What lines of the data include the string "with"? Copy them all.

GIVEN INFORMATION:
(begin)

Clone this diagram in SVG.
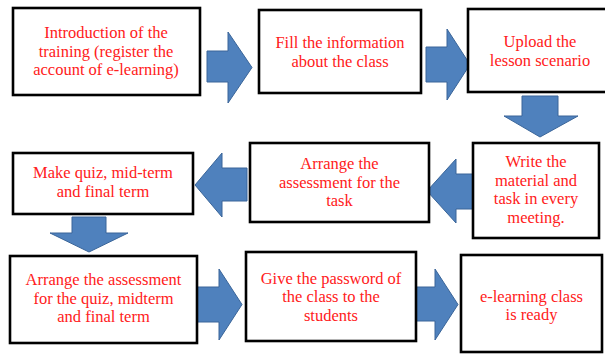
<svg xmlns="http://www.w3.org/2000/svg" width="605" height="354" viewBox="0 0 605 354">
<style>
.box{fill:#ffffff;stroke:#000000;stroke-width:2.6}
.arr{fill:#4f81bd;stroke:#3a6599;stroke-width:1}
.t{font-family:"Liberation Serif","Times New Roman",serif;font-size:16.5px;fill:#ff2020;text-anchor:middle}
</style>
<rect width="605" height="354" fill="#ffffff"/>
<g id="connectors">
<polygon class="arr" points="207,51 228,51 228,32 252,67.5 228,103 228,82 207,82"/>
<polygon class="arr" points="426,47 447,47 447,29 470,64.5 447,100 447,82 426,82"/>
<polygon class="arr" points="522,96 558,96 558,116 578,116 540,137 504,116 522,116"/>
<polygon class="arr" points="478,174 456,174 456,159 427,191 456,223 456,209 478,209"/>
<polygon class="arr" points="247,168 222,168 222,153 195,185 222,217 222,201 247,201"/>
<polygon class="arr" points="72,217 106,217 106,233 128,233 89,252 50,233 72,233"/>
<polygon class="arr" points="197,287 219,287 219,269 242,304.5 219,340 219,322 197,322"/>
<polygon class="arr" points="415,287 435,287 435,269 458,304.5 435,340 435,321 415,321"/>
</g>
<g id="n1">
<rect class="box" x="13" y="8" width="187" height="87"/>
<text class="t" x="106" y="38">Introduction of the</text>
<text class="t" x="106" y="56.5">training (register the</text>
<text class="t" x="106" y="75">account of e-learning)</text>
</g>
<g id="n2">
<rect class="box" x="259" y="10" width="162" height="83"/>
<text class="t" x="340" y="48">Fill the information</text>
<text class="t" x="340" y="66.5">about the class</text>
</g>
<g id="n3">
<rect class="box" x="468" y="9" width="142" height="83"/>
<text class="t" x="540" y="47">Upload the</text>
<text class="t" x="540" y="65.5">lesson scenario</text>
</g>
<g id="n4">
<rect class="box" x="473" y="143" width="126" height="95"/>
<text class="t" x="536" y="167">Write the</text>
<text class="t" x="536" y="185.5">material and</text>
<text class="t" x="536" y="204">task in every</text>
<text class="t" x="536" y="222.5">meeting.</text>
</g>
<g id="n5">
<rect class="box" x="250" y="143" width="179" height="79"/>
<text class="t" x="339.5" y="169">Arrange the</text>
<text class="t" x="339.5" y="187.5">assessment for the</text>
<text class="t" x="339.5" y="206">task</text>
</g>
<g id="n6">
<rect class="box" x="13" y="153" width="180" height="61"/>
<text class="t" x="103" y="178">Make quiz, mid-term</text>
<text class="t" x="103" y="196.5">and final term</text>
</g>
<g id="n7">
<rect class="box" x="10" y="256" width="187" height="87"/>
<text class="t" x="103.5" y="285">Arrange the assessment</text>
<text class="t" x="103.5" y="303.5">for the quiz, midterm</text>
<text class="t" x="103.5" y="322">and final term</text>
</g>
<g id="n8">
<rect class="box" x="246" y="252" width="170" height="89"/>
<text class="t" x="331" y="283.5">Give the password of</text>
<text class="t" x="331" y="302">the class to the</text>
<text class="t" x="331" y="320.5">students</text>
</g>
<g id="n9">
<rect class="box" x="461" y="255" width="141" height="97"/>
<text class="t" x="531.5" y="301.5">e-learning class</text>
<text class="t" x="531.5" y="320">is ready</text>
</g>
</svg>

(end)
(begin)

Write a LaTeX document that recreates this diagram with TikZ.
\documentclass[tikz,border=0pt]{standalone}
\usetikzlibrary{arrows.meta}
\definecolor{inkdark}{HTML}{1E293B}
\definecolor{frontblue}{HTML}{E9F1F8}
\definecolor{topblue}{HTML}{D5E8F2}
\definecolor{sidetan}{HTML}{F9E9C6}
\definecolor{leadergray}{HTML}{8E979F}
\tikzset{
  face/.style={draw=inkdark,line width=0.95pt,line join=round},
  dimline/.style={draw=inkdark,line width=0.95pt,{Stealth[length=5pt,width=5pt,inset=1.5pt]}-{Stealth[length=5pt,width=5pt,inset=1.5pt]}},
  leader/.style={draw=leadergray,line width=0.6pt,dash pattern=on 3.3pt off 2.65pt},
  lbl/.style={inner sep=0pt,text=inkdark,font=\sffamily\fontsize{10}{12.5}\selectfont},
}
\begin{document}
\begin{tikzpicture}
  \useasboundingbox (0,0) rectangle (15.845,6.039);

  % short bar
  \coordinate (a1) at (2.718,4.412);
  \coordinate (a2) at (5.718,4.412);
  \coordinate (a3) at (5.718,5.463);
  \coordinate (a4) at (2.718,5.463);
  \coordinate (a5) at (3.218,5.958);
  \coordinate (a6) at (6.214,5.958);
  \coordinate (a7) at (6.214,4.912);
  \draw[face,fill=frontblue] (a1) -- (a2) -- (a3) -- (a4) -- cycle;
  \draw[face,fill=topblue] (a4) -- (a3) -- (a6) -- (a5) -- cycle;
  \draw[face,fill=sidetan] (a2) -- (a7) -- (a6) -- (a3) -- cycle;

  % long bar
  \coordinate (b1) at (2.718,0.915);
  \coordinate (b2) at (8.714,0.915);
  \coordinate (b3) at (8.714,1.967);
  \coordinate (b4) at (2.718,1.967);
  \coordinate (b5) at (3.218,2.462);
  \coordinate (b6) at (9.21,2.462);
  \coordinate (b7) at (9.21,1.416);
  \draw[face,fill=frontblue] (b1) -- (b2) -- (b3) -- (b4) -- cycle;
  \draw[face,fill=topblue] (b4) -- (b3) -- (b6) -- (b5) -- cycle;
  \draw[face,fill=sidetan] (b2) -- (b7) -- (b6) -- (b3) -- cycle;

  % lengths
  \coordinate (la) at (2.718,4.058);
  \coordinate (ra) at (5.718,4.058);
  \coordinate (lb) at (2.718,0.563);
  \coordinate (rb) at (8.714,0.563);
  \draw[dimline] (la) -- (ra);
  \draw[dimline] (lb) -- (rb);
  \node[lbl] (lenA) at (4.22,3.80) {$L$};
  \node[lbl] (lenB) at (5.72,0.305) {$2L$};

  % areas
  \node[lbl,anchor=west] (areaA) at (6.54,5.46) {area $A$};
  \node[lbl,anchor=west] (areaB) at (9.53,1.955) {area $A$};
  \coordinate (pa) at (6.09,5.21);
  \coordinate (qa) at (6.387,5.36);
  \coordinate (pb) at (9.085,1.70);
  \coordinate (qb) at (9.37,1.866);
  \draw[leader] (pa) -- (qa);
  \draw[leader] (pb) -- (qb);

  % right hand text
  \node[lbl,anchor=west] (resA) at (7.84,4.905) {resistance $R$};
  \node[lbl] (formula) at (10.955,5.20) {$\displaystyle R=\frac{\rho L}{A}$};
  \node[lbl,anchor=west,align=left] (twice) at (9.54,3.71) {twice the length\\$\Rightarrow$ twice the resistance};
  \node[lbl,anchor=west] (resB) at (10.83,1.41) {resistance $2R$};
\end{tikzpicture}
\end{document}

(end)
(begin)

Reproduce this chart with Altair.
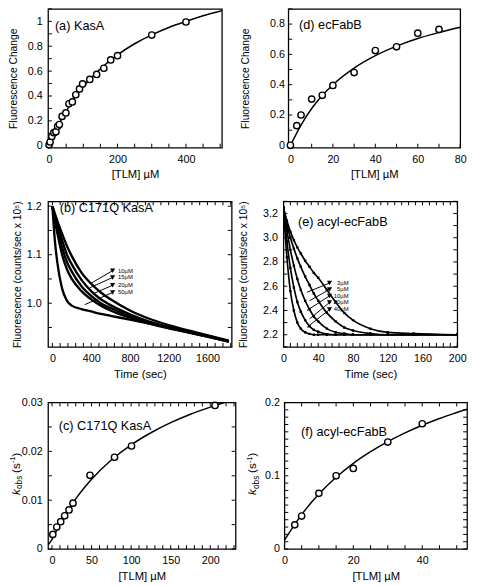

(end)

RESULT FOR THIS EXERCISE:
Write a LaTeX document that recreates this diagram with TikZ.
Reproduce this chart with Altair.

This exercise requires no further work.